What is expected: Give every line again exactly as it appears, please, but not the pictures.

Provided data:
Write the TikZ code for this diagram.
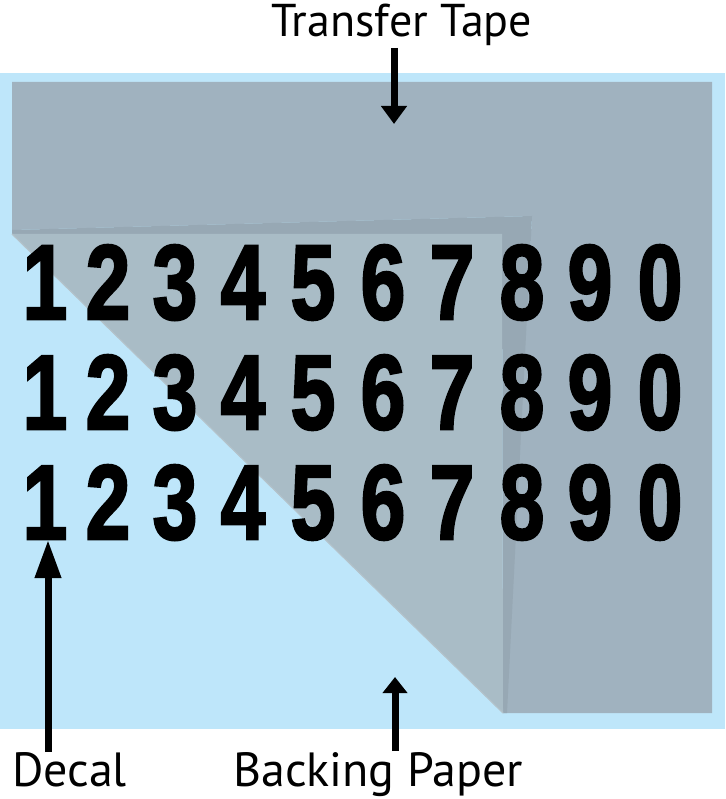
\documentclass[tikz,border=0pt]{standalone}
\usepackage{fontspec}
\setmainfont{PT Sans}
\newfontfamily\digitfont[FakeBold=2.5]{Liberation Sans Bold}
\usetikzlibrary{arrows.meta}
\definecolor{paper}{HTML}{BEE6FA}
\definecolor{tape}{HTML}{A0B2BF}
\definecolor{tapeshadow}{HTML}{97A8B4}
\definecolor{fold}{HTML}{A9BCC6}
\definecolor{foldedge}{HTML}{B3C2CA}
\begin{document}
\begin{tikzpicture}[x=1pt,y=-1pt,
  lbl/.style={font=\fontsize{46}{46}\selectfont, inner sep=0pt, anchor=base west},
  lblb/.style={lbl, font=\fontsize{48}{48}\selectfont},
  digit/.style={font=\digitfont\fontsize{106}{106}\selectfont, inner sep=0pt, anchor=base, xscale=0.76},
  pointer/.style={line width=7pt, -{Triangle[width=25pt,length=18pt]}}]
\useasboundingbox (0,0) rectangle (725,799);
% backing paper
\fill[paper] (0,73) rectangle (725,729);
% transfer tape (still on)
\fill[tape] (12,82) -- (712,82) -- (712,713) -- (503,713) -- (532,216) -- (12,230) -- cycle;
% shadow of the fold
\fill[tapeshadow] (12,230) -- (532,216) -- (507,713) -- (503,713) -- (502,234) -- (12,234) -- cycle;
% folded-back part of the tape
\fill[fold] (12,234) -- (502,234) -- (503,713) -- cycle;
\draw[foldedge, line width=1.2pt] (12,234) -- (503,713);
% decal digits
\foreach \r/\y in {1/319, 2/429, 3/539} {
  \foreach \d/\x [count=\i] in {1/45, 2/108, 3/175, 4/243, 5/313, 6/383, 7/452, 8/522, 9/590, 0/660} {
    \node[digit] (d\r-\i) at (\x,\y) {\d};
  }
}
% labels
\node[lbl] (tt) at (271,37) {Transfer Tape};
\node[lblb] (dc) at (12,786) {Decal};
\node[lblb] (bp) at (233,786) {Backing Paper};
% pointers
\coordinate (ttA) at (394,48);
\coordinate (ttB) at (394,124);
\coordinate (dcA) at (48,752);
\coordinate (dcB) at (48,540);
\coordinate (bpA) at (395,751);
\coordinate (bpB) at (395,677);
\draw[pointer] (ttA) -- (ttB);
\draw[pointer, -{Triangle[width=25pt,length=38pt]}] (dcA) -- (dcB);
\draw[pointer, -{Triangle[width=24pt,length=16pt]}] (bpA) -- (bpB);
\end{tikzpicture}
\end{document}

Task solution:
Write the TikZ code for this diagram.
\documentclass[tikz,border=0pt]{standalone}
\usepackage{fontspec}
\setmainfont{PT Sans}
\newfontfamily\digitfont[FakeBold=2.5]{Liberation Sans Bold}
\usetikzlibrary{arrows.meta}
\definecolor{paper}{HTML}{BEE6FA}
\definecolor{tape}{HTML}{A0B2BF}
\definecolor{tapeshadow}{HTML}{97A8B4}
\definecolor{fold}{HTML}{A9BCC6}
\definecolor{foldedge}{HTML}{B3C2CA}
\begin{document}
\begin{tikzpicture}[x=1pt,y=-1pt,
  lbl/.style={font=\fontsize{46}{46}\selectfont, inner sep=0pt, anchor=base west},
  lblb/.style={lbl, font=\fontsize{48}{48}\selectfont},
  digit/.style={font=\digitfont\fontsize{106}{106}\selectfont, inner sep=0pt, anchor=base, xscale=0.76},
  pointer/.style={line width=7pt, -{Triangle[width=25pt,length=18pt]}}]
\useasboundingbox (0,0) rectangle (725,799);
% backing paper
\fill[paper] (0,73) rectangle (725,729);
% transfer tape (still on)
\fill[tape] (12,82) -- (712,82) -- (712,713) -- (503,713) -- (532,216) -- (12,230) -- cycle;
% shadow of the fold
\fill[tapeshadow] (12,230) -- (532,216) -- (507,713) -- (503,713) -- (502,234) -- (12,234) -- cycle;
% folded-back part of the tape
\fill[fold] (12,234) -- (502,234) -- (503,713) -- cycle;
\draw[foldedge, line width=1.2pt] (12,234) -- (503,713);
% decal digits
\foreach \r/\y in {1/319, 2/429, 3/539} {
  \foreach \d/\x [count=\i] in {1/45, 2/108, 3/175, 4/243, 5/313, 6/383, 7/452, 8/522, 9/590, 0/660} {
    \node[digit] (d\r-\i) at (\x,\y) {\d};
  }
}
% labels
\node[lbl] (tt) at (271,37) {Transfer Tape};
\node[lblb] (dc) at (12,786) {Decal};
\node[lblb] (bp) at (233,786) {Backing Paper};
% pointers
\coordinate (ttA) at (394,48);
\coordinate (ttB) at (394,124);
\coordinate (dcA) at (48,752);
\coordinate (dcB) at (48,540);
\coordinate (bpA) at (395,751);
\coordinate (bpB) at (395,677);
\draw[pointer] (ttA) -- (ttB);
\draw[pointer, -{Triangle[width=25pt,length=38pt]}] (dcA) -- (dcB);
\draw[pointer, -{Triangle[width=24pt,length=16pt]}] (bpA) -- (bpB);
\end{tikzpicture}
\end{document}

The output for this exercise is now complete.